The second issue become a bit easier to solve because we already have the mentions in a matrix format. However, some shape calculations were a bit tricker and I had to make use of torch.bmm for the implementation of top-k during inference.

    def forward(
        self,
        X,
        bio_output: Optional[torch.LongTensor],
        entities_output: Optional[torch.LongTensor],
        k=100
    ) -> (torch.tensor, torch.tensor):
        """
        :param x the (raw) output of the first transformer block. It has a shape:
                B x N x (embed_size).
        :param bio_output the output of the bio classifier. If not provided no loss is returned
                (which is required during a training stage).
        :param entities_output the detected entities. If not provided no loss is returned
                (which is required during a training stage).
        
        
        :returns a pair (loss, transformer_output). If either of entities_output or bio_output is
                  None loss will be None as well.
        """


        y = torch.zeros_like(X).to(DEVICE)

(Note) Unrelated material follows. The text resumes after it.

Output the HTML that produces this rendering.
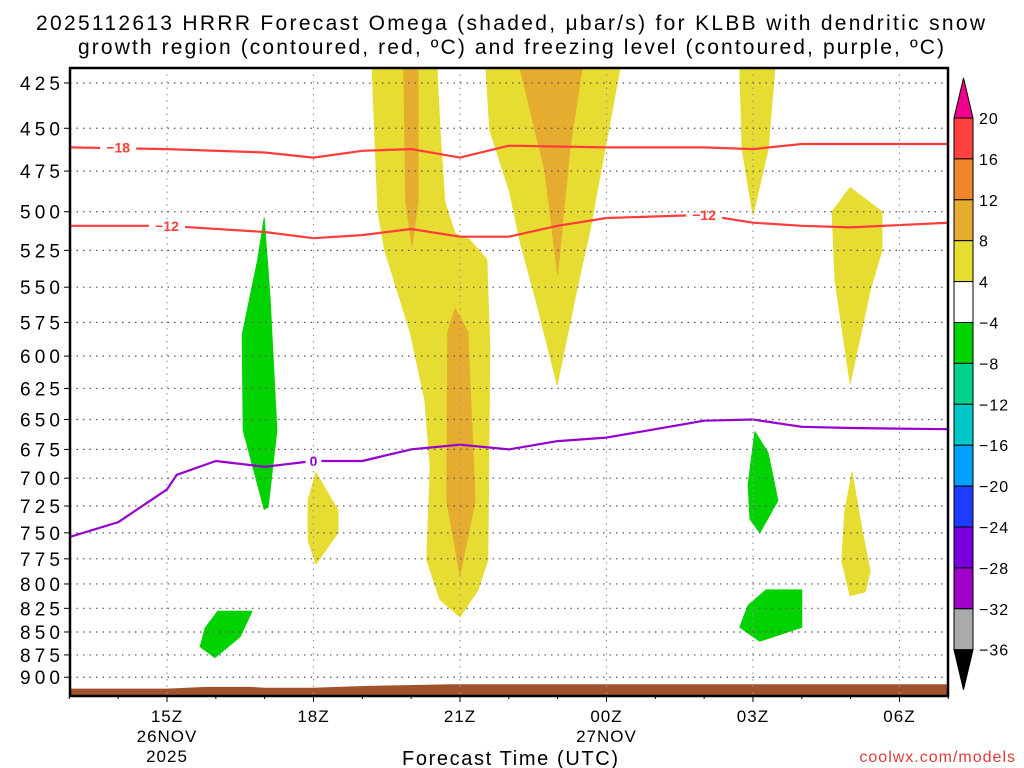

        # Disable gradient calculation for BIO outputs, but re-enable them
        # for the span
        with torch.no_grad():

            calculate_loss = bio_output is not None and entities_output is not None
            if calculate_loss:
                loss = torch.zeros((1,)).to(DEVICE)
            else:
                loss = None

            begin_positions = torch.nonzero(bio_output == self.begin)

            # if no mentions are detected skip the entity memory.
            # TODO: would be nice to assess how often this happens.
            if len(begin_positions) == 0:
                return loss, y

            # FIXME: Not really parallelized (we don't have vmap yet...)
            end_positions = torch.tensor([
                self._get_last_mention(bio_output, pos) for pos in begin_positions]).unsqueeze(1).to(DEVICE)

        # Create an array of:
        # 3 dimensions:
        # [ batch_idx1, batch_idx2, batch_idx3... ]
        # [ start_idx1, start_idx2, start_idx3... ]
        # [ end_idx1, end_idx2, end_idx3 ]

        positions = torch.cat([begin_positions, end_positions], 1).T

        first = X[positions[0], positions[1]]
        second = X[positions[0], positions[2]]

        mention_span = torch.cat([first, second], 1).to(DEVICE)
        pseudo_entity_embedding = self.W_f(mention_span) # num_of_mentions x d_ent

        # During training consider the whole entity dictionary
        # Not sure why Pylint thinks self.train is a constant
        # pylint: disable=using-constant-test
        if self.train and bio_output is not None and entities_output is not None:
            alpha = F.softmax(
                pseudo_entity_embedding.matmul(self.E.weight), dim=1)

            # shape: B x d_ent
            picked_entity = self.E(alpha)
        
        else:
            # K nearest neighbours
            topk = torch.topk(self.E.weight.T.matmul(
                pseudo_entity_embedding.T), k, dim=1)

            alpha = F.softmax(topk.values, dim=1)

            # mat1 has size (M x d_ent x k), mat2 has size (M x k x 1)
            # the result has size (M x 256 x 1). Squeeze that out and we've got our
            # entities of size (M x 256)
            picked_entity = torch.bmm(self.E.weight[:, topk.indices].swapaxes(0, 1),
                                      alpha.view((-1, k, 1))).squeeze()

        y[positions[0], positions[1]] = self.W_b(picked_entity)

        # Compared to the original paper we use NLLoss.
        # Gradient-wise this should not change anything
        if calculate_loss:
            loss = self.loss(alpha, entities_output[positions[0], positions[1]])
        else:
            loss = None
        return loss, y

Hi,
did you manage to implement the code for this paper? I would appreciate if you can share. Thanks

Hello. Yes, here it is. The code of the model is under src/models/entities_as_experts.py. The implementation is also mentioned in PapersWithCode.

Note: the latest PyTorch should have introduced vmap but I still have not played with it, and the project is “done” on my end.